If the measure is any of the numbers given above – the death, the starvation, the disease – then this world is never without humanitarian crises. Each day is a calamity of the scale that Haiti is experiencing. Poverty is ubiquitous, disease is omnipresent, starvation is the norm, and death is the rule. Yet we accept all of this as status quo. So many people were moved to do more in the face of the crisis in Haiti, to dig a little deeper than they thought they could. And that in the midst of a worldwide economic crisis. I just can’t help but wonder what the world would be like if we recognize that every day is a catastrophe. And I can’t help but wonder what it might be like if we all dug a little deeper than we thought we could.
Word of the Day
kakistocracy (kak is toc ra cy) [kak-uh-stoc-ruh-see]
- (noun) government by the worst persons; a form of government in which the worst persons are in power.

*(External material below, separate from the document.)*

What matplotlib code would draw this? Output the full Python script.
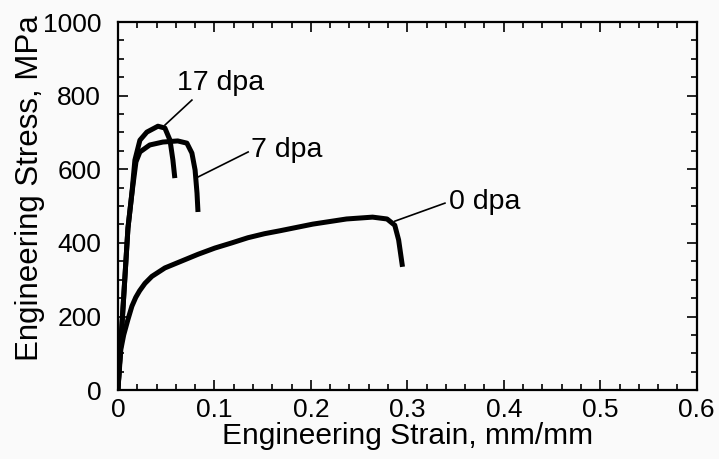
# Engineering stress-strain curves for three irradiation doses.

import matplotlib.pyplot as plt
from matplotlib.ticker import MultipleLocator

# 0 dpa
strain_0 = [0, 0.003, 0.006, 0.0104, 0.0145, 0.0185, 0.0225, 0.028, 0.0352, 0.0487,
            0.0663, 0.083, 0.1005, 0.118, 0.1347, 0.152, 0.168, 0.202, 0.237,
            0.264, 0.279, 0.287, 0.291, 0.295]
stress_0 = [0, 110, 150, 192, 228, 252, 270, 290, 309, 332,
            351, 369, 386, 400, 414, 425, 433, 451, 465,
            470, 465, 448, 408, 335]

# 7 dpa
strain_7 = [0, 0.0104, 0.0145, 0.0187, 0.0228, 0.033, 0.0466, 0.062, 0.0715,
            0.0767, 0.080, 0.082, 0.083]
stress_7 = [0, 440, 535, 620, 647, 666, 674, 677, 671, 644, 598, 535, 484]

# 17 dpa
strain_17 = [0, 0.0104, 0.0145, 0.0176, 0.0228, 0.030, 0.0415, 0.0487, 0.054,
             0.057, 0.059]
stress_17 = [0, 440, 535, 625, 679, 701, 717, 712, 679, 625, 576]

labels = ['0 dpa', '7 dpa', '17 dpa']
leader_start = [(0.287, 459), (0.083, 579), (0.0487, 720)]
leader_end = [(0.339, 508), (0.135, 647), (0.0767, 788)]
label_pos = [(0.343, 511), (0.1375, 652), (0.061, 834)]

plt.rcParams['font.family'] = ['Liberation Sans', 'DejaVu Sans']

def StressStrain():
    fig = plt.figure(figsize=(7.19, 4.59), dpi=100, facecolor='#fafafa')
    ax = fig.add_axes([0.164, 0.150, 0.805, 0.802])
    ax.set_facecolor('#fafafa')

    for x, y in [(strain_0, stress_0), (strain_7, stress_7), (strain_17, stress_17)]:
        ax.plot(x, y, color='black', lw=3.6, solid_capstyle='butt', solid_joinstyle='round')

    for lab, s, e, p in zip(labels, leader_start, leader_end, label_pos):
        ax.plot([s[0], e[0]], [s[1], e[1]], color='black', lw=1.2)
        ax.text(p[0], p[1], lab, fontsize=20.5, ha='left', va='center')

    ax.set_xlim(0, 0.6)
    ax.set_ylim(0, 1000)
    ax.xaxis.set_minor_locator(MultipleLocator(0.02))
    ax.yaxis.set_major_locator(MultipleLocator(200))
    ax.yaxis.set_minor_locator(MultipleLocator(50))
    ax.set_xticks([0, 0.1, 0.2, 0.3, 0.4, 0.5, 0.6])
    ax.set_xticklabels(['0', '0.1', '0.2', '0.3', '0.4', '0.5', '0.6'])
    ax.tick_params(which='both', direction='in', top=True, right=True, labelsize=19, width=1.2)
    ax.tick_params(axis='y', which='major', length=7, pad=12)
    ax.tick_params(axis='x', which='major', length=7, pad=6)
    ax.tick_params(which='minor', length=4)
    for sp in ax.spines.values():
        sp.set_linewidth(1.6)

    ax.set_xlabel('Engineering Strain, mm/mm', fontsize=21.5, labelpad=0)
    ax.set_ylabel('Engineering Stress, MPa', fontsize=22.5)
    ax.yaxis.set_label_coords(-0.126, 0.55)

    fig.savefig('out.png', dpi=100, facecolor=fig.get_facecolor())

def main():
    StressStrain()

if __name__ == "__main__":
    main()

- (noun) government by the least qualified or most unprincipled citizens.
Jan 29
Most people I know claim they want a leader to lead from the center. I’m talking politics here, not sports. On Wednesday night, as I sat listening to President Obama’s State of the Union address, I started pondering what it would be like if we really did have a leader who led from the center. It seems like a reasonable idea – lead in a way that recognizes the merits of the arguments made by every faction and synthesize them into proposals that give everyone a little bit of what they want. But as I thought a bit more, I realized that leading from the center is even less tenable than leading from the extreme. It has two factors going against it: mathematics, and human psychology.

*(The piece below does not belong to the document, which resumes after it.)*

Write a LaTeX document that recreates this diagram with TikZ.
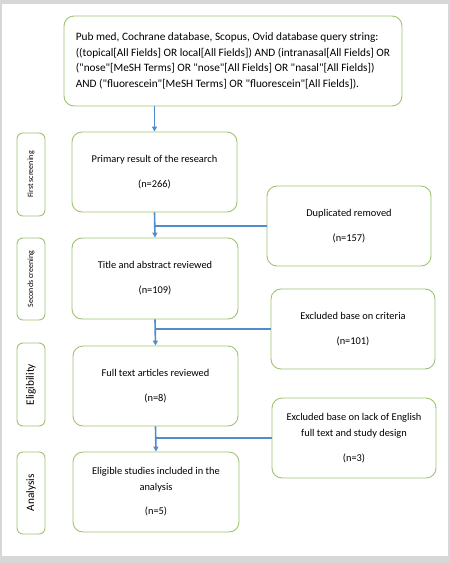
\documentclass[tikz,border=0pt]{standalone}
\usepackage{fontspec}
\setmainfont{Carlito}
\usepackage{tikz}
\usetikzlibrary{arrows.meta}
\definecolor{boxgreen}{RGB}{160,195,115}
\definecolor{flowblue}{RGB}{80,140,205}
\definecolor{framegray}{RGB}{215,215,215}
\newcommand{\qd}{\textquotedbl}
\begin{document}
\begin{tikzpicture}[x=1pt,y=-1pt]
			\tikzstyle{stagebox}=[draw=boxgreen,line width=0.9pt,rounded corners=10pt,fill=white,inner sep=0pt,align=center,font=\fontsize{10.4}{16}\selectfont]
			\tikzstyle{sidebox}=[draw=boxgreen,line width=0.9pt,rounded corners=6pt,fill=white,inner sep=0pt,minimum width=28pt]
			\tikzstyle{flow}=[draw=flowblue,line width=1.6pt]
			\tikzstyle{flowarrow}=[flow,-{Triangle[length=5pt,width=5pt]}]
			\fill [framegray] (0,0) rectangle (450,563);
			\fill [white] (2,4) rectangle (448,556);
			\useasboundingbox (0,0) rectangle (450,563);
			\node [stagebox,minimum width=338pt,minimum height=90pt,align=left,font=\fontsize{11.3}{15.6}\selectfont] (query) at (233,61) {Pub med, Cochrane database, Scopus, Ovid database query string:\\((topical[All Fields] OR local[All Fields]) AND (intranasal[All Fields] OR\\(\qd nose\qd[MeSH Terms] OR \qd nose\qd[All Fields] OR \qd nasal\qd[All Fields])\\AND (\qd fluorescein\qd[MeSH Terms] OR \qd fluorescein\qd[All Fields]).};
			\node [stagebox,minimum width=165pt,minimum height=80pt] (primary) at (154.5,172) {Primary result of the research\\[9pt](n=266)};
			\node [stagebox,minimum width=164pt,minimum height=80pt] (dup) at (349,226) {Duplicated removed\\[9pt](n=157)};
			\node [stagebox,minimum width=166pt,minimum height=81pt] (title) at (155,278.5) {Title and abstract reviewed\\[9pt](n=109)};
			\node [stagebox,minimum width=164pt,minimum height=80pt] (crit) at (353,329) {Excluded base on criteria\\[9pt](n=101)};
			\node [stagebox,minimum width=165pt,minimum height=80pt] (full) at (155.5,386) {Full text articles reviewed\\[9pt](n=8)};
			\node [stagebox,minimum width=164pt,minimum height=80pt] (eng) at (354,438) {Excluded base on lack of English\\full text and study design\\[9pt](n=3)};
			\node [stagebox,minimum width=166pt,minimum height=80pt] (elig) at (156,492) {Eligible studies included in the\\analysis\\[8pt](n=5)};
			\node [sidebox,minimum height=83pt] (first) at (31,174.5) {};
			\node [rotate=90,font=\fontsize{8}{9}\selectfont] (firstlabel) at (first.center) {First screening};
			\node [sidebox,minimum height=82pt] (second) at (31,279) {};
			\node [rotate=90,font=\fontsize{8}{9}\selectfont] (secondlabel) at (second.center) {Seconds creening};
			\node [sidebox,minimum height=83pt] (eligib) at (31,384.5) {};
			\node [rotate=90,font=\fontsize{11.3}{13}\selectfont] (eligiblabel) at (eligib.center) {Eligibility};
			\node [sidebox,minimum height=82pt] (analysis) at (31,493) {};
			\node [rotate=90,font=\fontsize{11.3}{13}\selectfont] (analysislabel) at (analysis.center) {Analysis};
			\draw [flowarrow] (primary.north |- query.south) -- (primary.north);
			\draw [flowarrow] (primary.south) -- (title.north);
			\draw [flow] (dup.west) -- (dup.west -| primary.south);
			\draw [flowarrow] (title.south) -- (full.north);
			\draw [flow] (crit.west) -- (crit.west -| title.south);
			\draw [flowarrow] (full.south) -- (elig.north);
			\draw [flow] (eng.west) -- (eng.west -| full.south);
\end{tikzpicture}
\end{document}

Imagine there are ten factions, each of which has ideas regarding some particularly contentious issue. Suppose also that there is intense partisanship among members of these factions, so much so that they refuse to communicate with one another, and so have no hope of crafting a proposal viable to each of them. The benevolent centrist comes along and asks each faction to give him (or her) it’s best idea. He uses the ten ideas he gathers to create a proposal that gives each faction something that it wants. It seems as though this practice should be at the heart of any well functioning body that has as its fundamental purpose discursive negotiation. However, instead of being cheered, the centrist is scorned by all! Why? Because each faction is dissatisfied with 90% of the proposal – the 90% comprising ideas that are not its own. Mathematics, it seems, cannot be beaten.
In the psychology department, humans are more likely to react to proposals that they find offensive than they are to react to proposals that they find agreeable. Suppose you have a centrist leader that puts forth proposals for two issues. Now take a group of people, each of whom agrees with one of the proposals and disagrees with the other. If you poll these people regarding their satisfaction with the job of the centrist leader, I am certain you will find that most of them are dissatisfied. It’s just easier to be opposed than it is to support. Evolution, it seems, cannot be beaten either.
The patterns I suggest above are rampant in our political system, and in our society at large. I won’t insult your intelligence by telling you where to look for them. I will only say that if you’re skeptical, take a few moments to rehash the health-care debate.
Word of the Day
irredentist (ir re den tist) [ir-i-den-tist]
- (noun) a member of a party in any country advocating the acquisition of some region included in another country by reason of cultural, historical, ethnic, racial, or other ties.
- (adjective) pertaining to or supporting such a party or its doctrine.